Dua cerita tadi aku dengarkan dari homili seorang Rm, saat misa di kobar kemarin malam minggu, cukup mencairkan suasana dan membawa makna. Dalam homilinya Rm itu bertanya, “Bagaimana dengan Anda? Sikap Anda? Apakah selama ini Anda membawa kenyaman bagi orang-orang yang ada di dekat Anda atau bahkah justru membuat mereka merasa terancam atau tidak nyaman?” Teman di sebelahku berbisik, “Iya ini Rm orang di sebelah saya ini membuat saya tidak nyaman.” Jawabku waktu itu,” Kalo ndak nyaman koq Kamu mau menghabiskan malam minggu dengan pergi berdua denganku?” Temanku itu hanya tersenyum. Setiap ucapan dan sikap yang kita tunjukkan itu membawa makna tersendiri bagi orang-orang yang ada di dekat kita, entah itu berakhir indah atau justru buruk adanya adalah sebuah pilihan. Sebuah pilihan karena itu semua kan kembali ke diri kita sendiri bagaimana kita akan menentukan sikap & menata setiap kata yang terucap dari mulut ini untuk menghadapi kehidupan ini.

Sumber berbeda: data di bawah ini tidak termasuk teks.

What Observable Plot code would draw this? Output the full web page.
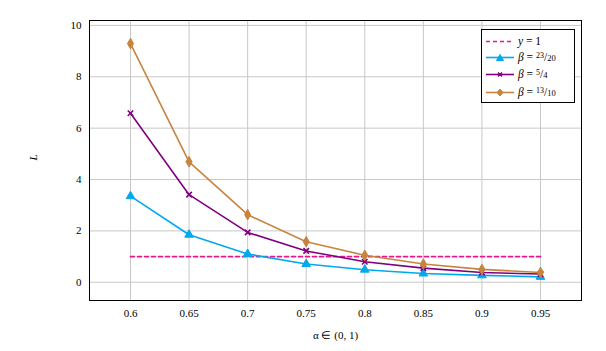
<!DOCTYPE html>
<html>
<head>
<meta charset="utf-8">
<script src="https://cdn.jsdelivr.net/npm/d3@7"></script>
<script src="https://cdn.jsdelivr.net/npm/@observablehq/plot@0.6"></script>
<style>
  html, body { margin: 0; padding: 0; background: #fff; }
  #wrap { position: relative; width: 606px; height: 351px; font-family: "Liberation Serif", "Times New Roman", serif; }
  #legend { position: absolute; left: 481px; top: 29px; width: 94px; height: 74px; border: 1px solid #000; background: #fff; font-size: 11.5px; color: #000; box-sizing: border-box; }
  #legend .row { position: absolute; left: 0; height: 14px; display: flex; align-items: center; white-space: nowrap; }
  #legend svg { margin-left: 4px; margin-right: 4px; }
  #legend sup { font-size: 8px; vertical-align: 3px; }
  #legend sub { font-size: 8.5px; vertical-align: 0px; }
</style>
</head>
<body>
<div id="wrap"></div>
<script>
const alpha = [0.6, 0.65, 0.7, 0.75, 0.8, 0.85, 0.9, 0.95];
const beta2320 = [3.35, 1.85, 1.10, 0.71, 0.49, 0.34, 0.27, 0.21];
const beta54 = [6.58, 3.41, 1.94, 1.22, 0.80, 0.55, 0.38, 0.32];
const beta1310 = [9.29, 4.69, 2.63, 1.58, 1.05, 0.71, 0.50, 0.38];
const refLine = [1, 1];
const refX = [0.6, 0.95];
const xTicks = [0.6, 0.65, 0.7, 0.75, 0.8, 0.85, 0.9, 0.95];
const yTicks = [0, 2, 4, 6, 8, 10];

const colors = { c23: "#00a9ec", c54: "#800080", c1310: "#c8843f", ref: "#e6188f" };

const series = [
  { key: "c23", values: beta2320, symbol: "triangle", fill: true },
  { key: "c54", values: beta54, symbol: "times", fill: false },
  { key: "c1310", values: beta1310, symbol: "diamond", fill: true }
];
const rows = series.flatMap(s => alpha.map((a, i) => ({ a, v: s.values[i], key: s.key })));
const refRows = refX.map((a, i) => ({ a, v: refLine[i] }));

const marks = [
  Plot.gridX(xTicks, { stroke: "#c8c8c8", strokeOpacity: 1, strokeWidth: 1 }),
  Plot.gridY(yTicks, { stroke: "#c8c8c8", strokeOpacity: 1, strokeWidth: 1 }),
  Plot.line(refRows, { x: "a", y: "v", stroke: colors.ref, strokeWidth: 1.7, strokeDasharray: "4,3" })
];
for (const s of series) {
  const d = rows.filter(r => r.key === s.key);
  marks.push(Plot.line(d, { x: "a", y: "v", stroke: colors[s.key], strokeWidth: 1.6 }));
  marks.push(Plot.dot(d, { x: "a", y: "v", symbol: () => s.symbol, r: s.symbol === "times" ? 2.6 : 3.2,
    fill: s.fill ? colors[s.key] : "none", stroke: colors[s.key], strokeWidth: s.fill ? 1 : 1.6 }));
}
marks.push(Plot.frame({ stroke: "#000", strokeWidth: 1 }));
marks.push(Plot.axisX(xTicks, { tickSize: 0, tickPadding: 9, tickFormat: d => String(d), fontSize: 11, label: null }));
marks.push(Plot.axisY(yTicks, { tickSize: 0, tickPadding: 8, tickFormat: d => String(d), fontSize: 11, label: null }));
marks.push(Plot.text(["α ∈ (0, 1)"], { frameAnchor: "bottom", dy: 38, fontSize: 11 }));
marks.push(Plot.text(["L"], { frameAnchor: "left", dx: -56, rotate: -90, fontSize: 11, fontStyle: "italic" }));

const chart = Plot.plot({
  width: 606,
  height: 351,
  marginLeft: 89,
  marginRight: 25,
  marginTop: 20,
  marginBottom: 51,
  style: { fontFamily: "'Liberation Serif', 'Times New Roman', serif", fontSize: "11px", color: "#000", background: "#fff" },
  x: { domain: [0.565, 0.985] },
  y: { domain: [-0.71, 10.19] },
  symbol: { type: "identity" },
  marks
});
document.getElementById("wrap").appendChild(chart);

// legend
const legendItems = [
  { label: '<i>y</i> = 1', color: colors.ref, dash: true, symbol: null },
  { label: '<i>β</i> = <sup>23</sup>/<sub>20</sub>', color: colors.c23, symbol: "triangle" },
  { label: '<i>β</i> = <sup>5</sup>/<sub>4</sub>', color: colors.c54, symbol: "times" },
  { label: '<i>β</i> = <sup>13</sup>/<sub>10</sub>', color: colors.c1310, symbol: "diamond" }
];
const legend = document.createElement("div");
legend.id = "legend";
const tops = [4, 20, 37, 55];
legendItems.forEach((it, i) => {
  const row = document.createElement("div");
  row.className = "row";
  row.style.top = tops[i] + "px";
  let sym = "";
  if (it.symbol === "triangle") sym = `<path d="M14,3.5 L17.5,9.5 L10.5,9.5 Z" fill="${it.color}" stroke="${it.color}"/>`;
  if (it.symbol === "times") sym = `<path d="M12,4.5 L16,8.5 M16,4.5 L12,8.5" stroke="${it.color}" stroke-width="1.6"/>`;
  if (it.symbol === "diamond") sym = `<path d="M14,3 L17,6.5 L14,10 L11,6.5 Z" fill="${it.color}" stroke="${it.color}"/>`;
  row.innerHTML = `<svg width="28" height="13"><line x1="0" y1="6.5" x2="28" y2="6.5" stroke="${it.color}" stroke-width="1.6" ${it.dash ? 'stroke-dasharray="4,3"' : ''}/>${sym}</svg><span>${it.label}</span>`;
  legend.appendChild(row);
});
document.getElementById("wrap").appendChild(legend);
</script>
</body>
</html>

Beberapa saat yang lalu aku menemui seorang pemuda yang cukup aneh, nekat, gila & yang pasti membuatku kesal. Perkenalanku berawal dari rapat mudika paroki di Gereja, dari sini ia sering menyapaku entah langsung maupun lewat sms. Karena pada dasarnya ku senang berteman dengan siapapun ku menanggapi etiket baiknya. Pembawaannya yang baik membuatku simpatik dan keinginannya untuk ikut bergabung dengan mudika tentu kami terima dengan tangan terbuka. Dari sini makin intensif ia menyapaku, sekedar mengucapkan selamat pagi, selamat siang dll. Melalui sms, ia bercerita bahwa ia merasa sangat nyaman di mudika dan kebersamaan itu selalu membawa kerinduan. Setelah berlanjut topik pembicaraan itu semakin mendalam, untuk orang yang baru kenal, pemuda ini termasuk nekat karena menanyakan hal-hal pribadi hanya lewat sms, itu membuatku merasa sangat tidak nyaman. Tidak berakhir di sini, justru semakin menggila dia mengirim sms, kata2 manis, puisi2 picisan, pujian, rayuan dan semacamnya. Makin intensif mengirim sms teror “Yolanda” (kamu di mana, dengan siapa?lagi apa?dah maem blm?dah mau bobo blm?dll)jika tidak dibalas maka ia akan telepon. Sejak itu jadi males untuk menanggapi, balas seperlunya, ngomong seperlunya. Tapi pemuda ini tidak menyerah begitu saja, hal justru membuatku ingin semakin menjauh darinya karena ku merasa tidak nyaman dan kupikir apa yang ia lakukan padaku tidak selayaknya seorang teman dan yang pasti apapun yang ia kirimkan, ia sampaikan padaku tidak selayaknya diucapkan oleh seorang yang sudah memiliki pasangan. Tidak ingin semuanya semakin jauh, aku putuskan untuk mengatakan sejujurnya apa yang kurasakan dan kupikirkan. Sikap tegas dan apa adanya yang kutunjukkan membawa perubahan, sejak itu teror “Yolanda” tidak lagi ada dan semakin menjauh ketika cewek pemuda ini mengancam untuk minta putus. Bagiku sikap jujur itu penting adanya dan penting untuk selanjutnya, hanya saja mungkin harus tetap bisa bijak menempatkannya.